Speaker 1:That's great, and I'm just going to do a shameless plug for HCW's rising tides. If you're an organization that believes, as we do, that those in the global south have to be at these tables, have to be in these rooms and at these conversations, as you know, travel from the global south to the global north is not easy and it's not inexpensive. Hcw is setting up a scholarship fund. If you want to contribute to that scholarship fund and help an expert like David travel from the Global South to rising tides in February of 2025, please reach out, email me, reach out to HCW and we'll help you figure out how you can donate to this really important scholarship opportunity. So I have one last question. This is the last question that we ask all of our guests and that is just really briefly. What keeps you hopeful about the future in your work?
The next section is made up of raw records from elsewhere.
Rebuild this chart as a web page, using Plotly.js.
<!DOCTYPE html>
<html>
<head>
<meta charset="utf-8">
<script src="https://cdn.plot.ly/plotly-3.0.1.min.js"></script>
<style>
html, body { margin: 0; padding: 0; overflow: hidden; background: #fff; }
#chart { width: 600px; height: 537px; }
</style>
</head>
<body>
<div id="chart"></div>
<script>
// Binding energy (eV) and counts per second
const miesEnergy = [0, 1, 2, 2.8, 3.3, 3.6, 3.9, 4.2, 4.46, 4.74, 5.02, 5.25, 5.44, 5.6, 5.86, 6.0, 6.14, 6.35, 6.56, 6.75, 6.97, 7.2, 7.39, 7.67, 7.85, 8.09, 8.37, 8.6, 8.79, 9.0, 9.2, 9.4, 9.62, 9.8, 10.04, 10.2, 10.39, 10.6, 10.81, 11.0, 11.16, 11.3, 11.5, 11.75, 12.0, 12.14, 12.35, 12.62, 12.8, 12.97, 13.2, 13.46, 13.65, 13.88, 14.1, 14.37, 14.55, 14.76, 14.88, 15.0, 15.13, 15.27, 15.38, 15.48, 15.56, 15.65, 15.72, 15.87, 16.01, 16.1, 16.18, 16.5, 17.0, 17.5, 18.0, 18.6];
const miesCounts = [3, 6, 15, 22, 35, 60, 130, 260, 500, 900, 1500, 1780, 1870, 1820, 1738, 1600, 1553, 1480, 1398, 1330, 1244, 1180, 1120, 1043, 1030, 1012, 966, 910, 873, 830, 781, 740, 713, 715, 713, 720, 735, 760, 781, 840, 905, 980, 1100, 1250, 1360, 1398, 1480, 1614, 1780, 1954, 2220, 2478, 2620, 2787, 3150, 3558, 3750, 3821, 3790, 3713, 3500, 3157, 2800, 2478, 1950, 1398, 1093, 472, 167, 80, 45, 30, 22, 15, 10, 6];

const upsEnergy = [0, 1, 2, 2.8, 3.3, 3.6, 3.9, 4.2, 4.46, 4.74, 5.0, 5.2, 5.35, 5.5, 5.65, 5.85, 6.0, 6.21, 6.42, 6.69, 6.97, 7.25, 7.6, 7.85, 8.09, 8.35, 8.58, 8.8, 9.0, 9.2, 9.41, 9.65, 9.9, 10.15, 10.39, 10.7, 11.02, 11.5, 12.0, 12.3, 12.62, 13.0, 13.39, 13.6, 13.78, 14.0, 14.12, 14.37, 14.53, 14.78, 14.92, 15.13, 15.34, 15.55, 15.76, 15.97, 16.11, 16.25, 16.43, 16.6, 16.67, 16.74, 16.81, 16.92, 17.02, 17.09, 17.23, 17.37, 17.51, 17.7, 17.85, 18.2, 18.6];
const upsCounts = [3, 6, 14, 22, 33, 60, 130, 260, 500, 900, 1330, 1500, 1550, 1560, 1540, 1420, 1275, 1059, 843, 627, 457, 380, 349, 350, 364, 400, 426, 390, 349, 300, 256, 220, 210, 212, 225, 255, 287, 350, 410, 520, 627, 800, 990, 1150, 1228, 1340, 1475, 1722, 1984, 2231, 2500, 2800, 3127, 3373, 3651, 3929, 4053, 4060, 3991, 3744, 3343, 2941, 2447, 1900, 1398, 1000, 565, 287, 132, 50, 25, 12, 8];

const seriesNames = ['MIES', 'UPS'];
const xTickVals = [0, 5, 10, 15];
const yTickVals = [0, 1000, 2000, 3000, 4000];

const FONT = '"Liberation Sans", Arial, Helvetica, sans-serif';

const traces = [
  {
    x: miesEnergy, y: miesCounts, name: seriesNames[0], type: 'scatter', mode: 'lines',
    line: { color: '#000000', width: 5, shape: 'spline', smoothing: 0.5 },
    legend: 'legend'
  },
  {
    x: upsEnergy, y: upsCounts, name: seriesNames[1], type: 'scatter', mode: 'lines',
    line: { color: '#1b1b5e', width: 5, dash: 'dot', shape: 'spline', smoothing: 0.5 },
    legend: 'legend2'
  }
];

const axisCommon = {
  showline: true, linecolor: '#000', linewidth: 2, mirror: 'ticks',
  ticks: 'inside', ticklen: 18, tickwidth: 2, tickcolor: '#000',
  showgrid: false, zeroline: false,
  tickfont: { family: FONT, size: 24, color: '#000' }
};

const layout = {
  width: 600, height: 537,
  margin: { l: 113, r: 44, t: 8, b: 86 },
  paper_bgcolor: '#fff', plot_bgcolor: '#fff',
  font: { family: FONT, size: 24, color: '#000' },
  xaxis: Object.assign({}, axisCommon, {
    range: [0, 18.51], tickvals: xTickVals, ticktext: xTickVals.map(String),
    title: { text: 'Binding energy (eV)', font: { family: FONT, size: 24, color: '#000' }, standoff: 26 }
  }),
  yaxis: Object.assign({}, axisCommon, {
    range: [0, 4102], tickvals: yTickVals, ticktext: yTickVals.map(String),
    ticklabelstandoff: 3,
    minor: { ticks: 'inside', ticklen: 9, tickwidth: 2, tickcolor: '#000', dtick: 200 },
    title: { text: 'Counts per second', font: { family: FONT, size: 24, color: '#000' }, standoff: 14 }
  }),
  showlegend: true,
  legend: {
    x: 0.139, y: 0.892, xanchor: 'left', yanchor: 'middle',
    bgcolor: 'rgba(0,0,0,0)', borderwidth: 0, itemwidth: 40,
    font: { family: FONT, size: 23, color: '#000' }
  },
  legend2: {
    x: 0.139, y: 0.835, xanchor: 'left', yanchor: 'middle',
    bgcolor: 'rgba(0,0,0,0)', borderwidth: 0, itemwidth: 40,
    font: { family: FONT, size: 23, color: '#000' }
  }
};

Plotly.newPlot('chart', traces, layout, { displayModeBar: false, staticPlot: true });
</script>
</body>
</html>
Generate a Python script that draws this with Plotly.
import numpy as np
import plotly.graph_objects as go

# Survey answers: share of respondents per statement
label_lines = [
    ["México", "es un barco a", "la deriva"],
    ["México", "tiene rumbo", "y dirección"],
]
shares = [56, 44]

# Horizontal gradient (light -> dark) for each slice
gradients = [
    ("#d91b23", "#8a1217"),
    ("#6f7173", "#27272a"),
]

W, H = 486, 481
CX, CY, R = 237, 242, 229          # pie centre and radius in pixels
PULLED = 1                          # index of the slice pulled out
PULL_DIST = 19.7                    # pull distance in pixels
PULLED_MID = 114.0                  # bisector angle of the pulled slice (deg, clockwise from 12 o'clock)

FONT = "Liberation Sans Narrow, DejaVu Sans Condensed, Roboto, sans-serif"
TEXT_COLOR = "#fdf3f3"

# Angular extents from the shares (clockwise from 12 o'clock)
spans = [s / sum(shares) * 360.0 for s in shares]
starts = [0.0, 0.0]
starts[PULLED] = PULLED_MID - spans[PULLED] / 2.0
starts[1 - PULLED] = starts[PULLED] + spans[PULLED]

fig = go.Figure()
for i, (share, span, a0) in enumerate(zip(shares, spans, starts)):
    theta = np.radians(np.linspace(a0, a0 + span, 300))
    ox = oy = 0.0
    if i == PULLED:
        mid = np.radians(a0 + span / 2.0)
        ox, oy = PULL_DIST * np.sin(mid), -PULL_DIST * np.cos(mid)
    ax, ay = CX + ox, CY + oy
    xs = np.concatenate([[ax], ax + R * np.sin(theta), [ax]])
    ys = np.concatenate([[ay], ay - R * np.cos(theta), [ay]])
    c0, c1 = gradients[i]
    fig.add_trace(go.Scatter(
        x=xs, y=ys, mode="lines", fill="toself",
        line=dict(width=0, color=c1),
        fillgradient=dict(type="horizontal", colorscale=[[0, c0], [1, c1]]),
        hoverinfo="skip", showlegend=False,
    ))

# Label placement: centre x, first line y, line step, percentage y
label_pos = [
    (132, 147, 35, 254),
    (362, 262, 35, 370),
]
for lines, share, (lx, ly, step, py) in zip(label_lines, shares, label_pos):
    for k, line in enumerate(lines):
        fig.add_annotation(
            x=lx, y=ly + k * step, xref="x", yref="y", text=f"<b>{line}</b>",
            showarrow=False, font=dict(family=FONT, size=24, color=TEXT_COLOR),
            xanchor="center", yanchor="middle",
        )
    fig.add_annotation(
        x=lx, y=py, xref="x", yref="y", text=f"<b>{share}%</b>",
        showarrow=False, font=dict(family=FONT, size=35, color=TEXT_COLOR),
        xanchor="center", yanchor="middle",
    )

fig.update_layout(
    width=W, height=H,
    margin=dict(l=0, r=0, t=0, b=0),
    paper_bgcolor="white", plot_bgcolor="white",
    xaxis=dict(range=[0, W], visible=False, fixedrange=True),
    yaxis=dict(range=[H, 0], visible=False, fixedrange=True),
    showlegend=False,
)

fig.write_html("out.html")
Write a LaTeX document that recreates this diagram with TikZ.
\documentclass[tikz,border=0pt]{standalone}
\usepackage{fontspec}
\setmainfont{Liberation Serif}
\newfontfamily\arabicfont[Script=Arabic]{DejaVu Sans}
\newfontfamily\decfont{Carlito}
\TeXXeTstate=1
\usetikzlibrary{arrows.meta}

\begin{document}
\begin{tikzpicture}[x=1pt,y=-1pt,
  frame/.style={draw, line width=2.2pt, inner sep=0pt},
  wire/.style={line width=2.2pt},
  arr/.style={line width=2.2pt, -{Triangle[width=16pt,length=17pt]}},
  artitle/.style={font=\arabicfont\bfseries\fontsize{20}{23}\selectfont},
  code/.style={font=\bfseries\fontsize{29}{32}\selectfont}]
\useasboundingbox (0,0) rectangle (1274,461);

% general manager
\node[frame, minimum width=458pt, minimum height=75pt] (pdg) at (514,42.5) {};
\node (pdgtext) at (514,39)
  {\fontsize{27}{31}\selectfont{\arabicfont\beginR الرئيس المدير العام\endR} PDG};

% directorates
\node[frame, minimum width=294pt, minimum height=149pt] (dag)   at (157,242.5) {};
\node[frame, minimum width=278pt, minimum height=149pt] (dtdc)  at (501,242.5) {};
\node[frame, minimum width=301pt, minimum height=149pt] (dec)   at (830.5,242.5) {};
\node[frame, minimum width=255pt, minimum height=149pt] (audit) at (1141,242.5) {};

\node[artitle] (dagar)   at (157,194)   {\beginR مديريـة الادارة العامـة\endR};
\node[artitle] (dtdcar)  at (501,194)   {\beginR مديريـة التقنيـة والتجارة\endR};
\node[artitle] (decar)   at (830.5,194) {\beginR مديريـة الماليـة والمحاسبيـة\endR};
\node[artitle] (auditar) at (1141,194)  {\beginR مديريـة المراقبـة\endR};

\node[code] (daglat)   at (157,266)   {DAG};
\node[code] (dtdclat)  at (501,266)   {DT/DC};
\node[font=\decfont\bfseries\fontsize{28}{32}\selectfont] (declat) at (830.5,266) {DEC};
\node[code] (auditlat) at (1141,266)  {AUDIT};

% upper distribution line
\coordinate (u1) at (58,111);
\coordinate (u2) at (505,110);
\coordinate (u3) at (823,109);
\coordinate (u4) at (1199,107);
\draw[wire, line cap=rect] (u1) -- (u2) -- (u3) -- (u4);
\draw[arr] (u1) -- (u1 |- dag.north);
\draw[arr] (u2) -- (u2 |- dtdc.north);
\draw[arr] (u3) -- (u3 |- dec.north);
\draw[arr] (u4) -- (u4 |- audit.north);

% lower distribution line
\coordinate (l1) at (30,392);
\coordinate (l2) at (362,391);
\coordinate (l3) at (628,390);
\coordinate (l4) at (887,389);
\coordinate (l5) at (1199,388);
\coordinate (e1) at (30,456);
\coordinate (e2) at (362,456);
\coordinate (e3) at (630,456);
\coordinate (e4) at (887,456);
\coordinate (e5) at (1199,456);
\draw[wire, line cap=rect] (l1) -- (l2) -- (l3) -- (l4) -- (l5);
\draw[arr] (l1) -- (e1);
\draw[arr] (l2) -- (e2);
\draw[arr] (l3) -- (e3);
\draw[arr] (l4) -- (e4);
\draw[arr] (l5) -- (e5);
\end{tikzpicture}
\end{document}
Speaker 3:Yeah, one thing that keeps me hopeful about the future and you know most especially the work we do is with people around the world that are willing to put in their best energy and support and commitment to see that every child gets a love in their family, to see that every child gets a loving family. That is one thing that keeps me hopeful and keeps me going, and you know we may want to, around the world, make sure that we have every child in a safe and loving family.
Speaker 1:Yeah, David.
Speaker 2:Yeah, well, I'm really hopeful, you know, looking at different approaches and our efforts that we've adopted over time and we are still learning to promote the best practices for serving children, um, in this part of the world and even some other parts, makes me really hopeful that someday or very soon we'll have a farm grip on the things that will really maintain families and prevent family separation. Because as we move along, we know there are people who are like game changers, people who influence things and as we preach our best practices, I am sure one day it will really sink deep down into their hearts and they can change the way we care for children. So that's my hope for what we do currently.
Speaker 1:Yeah, so we've talked a lot about, obviously, about CAFO, and I just want to, before I wrap up, just want to thank the Christian Alliance for Orphans for having their annual summit, for convening this important event every year. We think that our collaboration, our involvement at CAPO has been really enriching in a lot of ways, and so I just want to say thank you to CAPO and then just end by saying that we're always grateful when you tune into Optimistic Voices. We're thankful that you choose to listen to us. We believe that it is a big and messy and difficult world out there and there are a lot of challenges that particularly these guys face in their work in the global South, and there is no shortage of need and challenge and difficulty in the work that they do. But we also believe that with radical courage and radical collaboration together we really can change the world. So thanks, guys, for being on this episode with us and thanks for making the trip.
Speaker 2:Thank you, thank you and bye, bye, thank you.